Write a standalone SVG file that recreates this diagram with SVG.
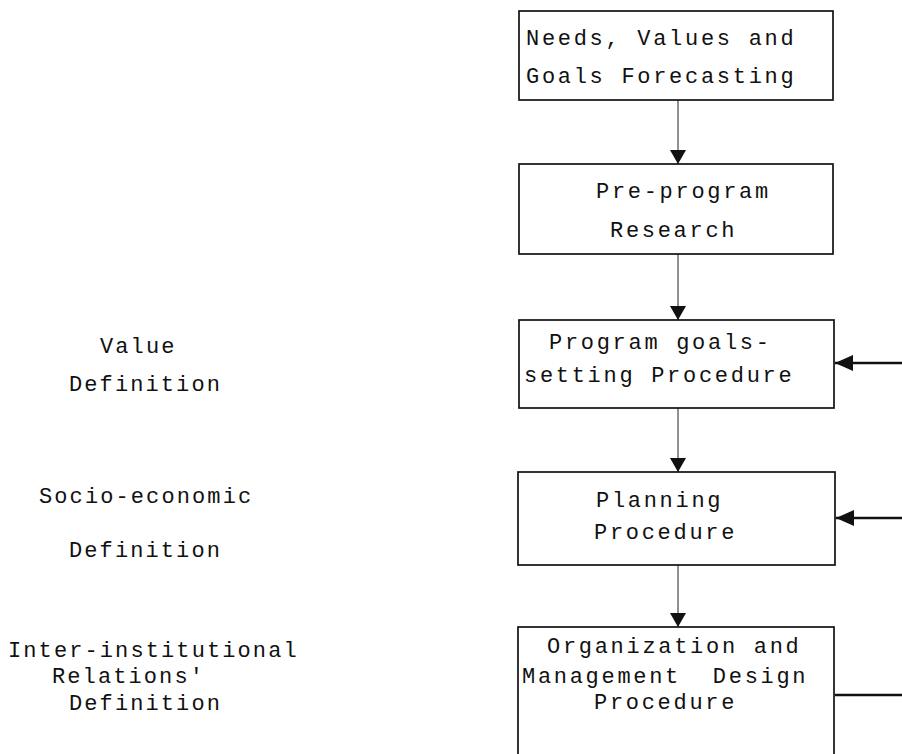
<svg xmlns="http://www.w3.org/2000/svg" width="902" height="754" viewBox="0 0 902 754">
<style>
.box{fill:#fff;stroke:#111;stroke-width:1.7}
.t{font-family:"Liberation Mono","Courier New",monospace;font-size:22px;fill:#111;letter-spacing:2.7px;white-space:pre}
.l{font-family:"Liberation Mono","Courier New",monospace;font-size:22px;fill:#111;letter-spacing:2.1px}
.c{stroke:#222;stroke-width:1;fill:none}
.h{stroke:#111;stroke-width:2.6;fill:none}
</style>
<defs>
<marker id="ad" markerUnits="userSpaceOnUse" markerWidth="18" markerHeight="16" refX="9" refY="15" orient="0" viewBox="0 0 18 16">
<path d="M1,1 L17,1 L9,15 Z" fill="#111"/>
</marker>
<marker id="al" markerUnits="userSpaceOnUse" markerWidth="20" markerHeight="18" refX="1" refY="9" orient="0" viewBox="0 0 20 18">
<path d="M1,9 L19,1 L19,17 Z" fill="#111"/>
</marker>
</defs>
<rect width="902" height="754" fill="#fff"/>
<g id="connectors">
<line class="c" x1="678" y1="100" x2="678" y2="164" marker-end="url(#ad)"/>
<line class="c" x1="678" y1="254" x2="678" y2="320" marker-end="url(#ad)"/>
<line class="c" x1="678" y1="408" x2="678" y2="472" marker-end="url(#ad)"/>
<line class="c" x1="678" y1="565" x2="678" y2="627" marker-end="url(#ad)"/>
<line class="h" x1="902" y1="363" x2="835" y2="363" marker-end="url(#al)"/>
<line class="h" x1="902" y1="518" x2="836" y2="518" marker-end="url(#al)"/>
<line class="h" x1="902" y1="695" x2="835" y2="695"/>
</g>
<g id="n1">
<rect class="box" x="519" y="11" width="314" height="89"/>
<text class="t" x="526" y="45">Needs, Values and</text>
<text class="t" x="526" y="83">Goals Forecasting</text>
</g>
<g id="n2">
<rect class="box" x="519" y="164" width="314" height="90"/>
<text class="t" x="596" y="198">Pre-program</text>
<text class="t" x="610" y="237">Research</text>
</g>
<g id="n3">
<rect class="box" x="519" y="320" width="315" height="88"/>
<text class="t" x="549" y="349">Program goals-</text>
<text class="t" x="524" y="382">setting Procedure</text>
</g>
<g id="n4">
<rect class="box" x="518" y="472" width="317" height="93"/>
<text class="t" x="596" y="507">Planning</text>
<text class="t" x="594" y="539">Procedure</text>
</g>
<g id="n5">
<rect class="box" x="518" y="627" width="316" height="140"/>
<text class="t" x="547" y="653">Organization and</text>
<text class="t" x="522" y="683" xml:space="preserve">Management  Design</text>
<text class="t" x="594" y="709">Procedure</text>
</g>
<g id="labels">
<text class="l" x="100" y="353">Value</text>
<text class="l" x="69" y="391">Definition</text>
<text class="l" x="39" y="503">Socio-economic</text>
<text class="l" x="69" y="557">Definition</text>
<text class="l" x="8" y="657">Inter-institutional</text>
<text class="l" x="52" y="683">Relations'</text>
<text class="l" x="69" y="710">Definition</text>
</g>
</svg>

⁂

Copy every line of the data exactly as written, excluding the pictures.

FINAL RESULT
Write a standalone SVG file that recreates this diagram with SVG.
<svg xmlns="http://www.w3.org/2000/svg" width="902" height="754" viewBox="0 0 902 754">
<style>
.box{fill:#fff;stroke:#111;stroke-width:1.7}
.t{font-family:"Liberation Mono","Courier New",monospace;font-size:22px;fill:#111;letter-spacing:2.7px;white-space:pre}
.l{font-family:"Liberation Mono","Courier New",monospace;font-size:22px;fill:#111;letter-spacing:2.1px}
.c{stroke:#222;stroke-width:1;fill:none}
.h{stroke:#111;stroke-width:2.6;fill:none}
</style>
<defs>
<marker id="ad" markerUnits="userSpaceOnUse" markerWidth="18" markerHeight="16" refX="9" refY="15" orient="0" viewBox="0 0 18 16">
<path d="M1,1 L17,1 L9,15 Z" fill="#111"/>
</marker>
<marker id="al" markerUnits="userSpaceOnUse" markerWidth="20" markerHeight="18" refX="1" refY="9" orient="0" viewBox="0 0 20 18">
<path d="M1,9 L19,1 L19,17 Z" fill="#111"/>
</marker>
</defs>
<rect width="902" height="754" fill="#fff"/>
<g id="connectors">
<line class="c" x1="678" y1="100" x2="678" y2="164" marker-end="url(#ad)"/>
<line class="c" x1="678" y1="254" x2="678" y2="320" marker-end="url(#ad)"/>
<line class="c" x1="678" y1="408" x2="678" y2="472" marker-end="url(#ad)"/>
<line class="c" x1="678" y1="565" x2="678" y2="627" marker-end="url(#ad)"/>
<line class="h" x1="902" y1="363" x2="835" y2="363" marker-end="url(#al)"/>
<line class="h" x1="902" y1="518" x2="836" y2="518" marker-end="url(#al)"/>
<line class="h" x1="902" y1="695" x2="835" y2="695"/>
</g>
<g id="n1">
<rect class="box" x="519" y="11" width="314" height="89"/>
<text class="t" x="526" y="45">Needs, Values and</text>
<text class="t" x="526" y="83">Goals Forecasting</text>
</g>
<g id="n2">
<rect class="box" x="519" y="164" width="314" height="90"/>
<text class="t" x="596" y="198">Pre-program</text>
<text class="t" x="610" y="237">Research</text>
</g>
<g id="n3">
<rect class="box" x="519" y="320" width="315" height="88"/>
<text class="t" x="549" y="349">Program goals-</text>
<text class="t" x="524" y="382">setting Procedure</text>
</g>
<g id="n4">
<rect class="box" x="518" y="472" width="317" height="93"/>
<text class="t" x="596" y="507">Planning</text>
<text class="t" x="594" y="539">Procedure</text>
</g>
<g id="n5">
<rect class="box" x="518" y="627" width="316" height="140"/>
<text class="t" x="547" y="653">Organization and</text>
<text class="t" x="522" y="683" xml:space="preserve">Management  Design</text>
<text class="t" x="594" y="709">Procedure</text>
</g>
<g id="labels">
<text class="l" x="100" y="353">Value</text>
<text class="l" x="69" y="391">Definition</text>
<text class="l" x="39" y="503">Socio-economic</text>
<text class="l" x="69" y="557">Definition</text>
<text class="l" x="8" y="657">Inter-institutional</text>
<text class="l" x="52" y="683">Relations'</text>
<text class="l" x="69" y="710">Definition</text>
</g>
</svg>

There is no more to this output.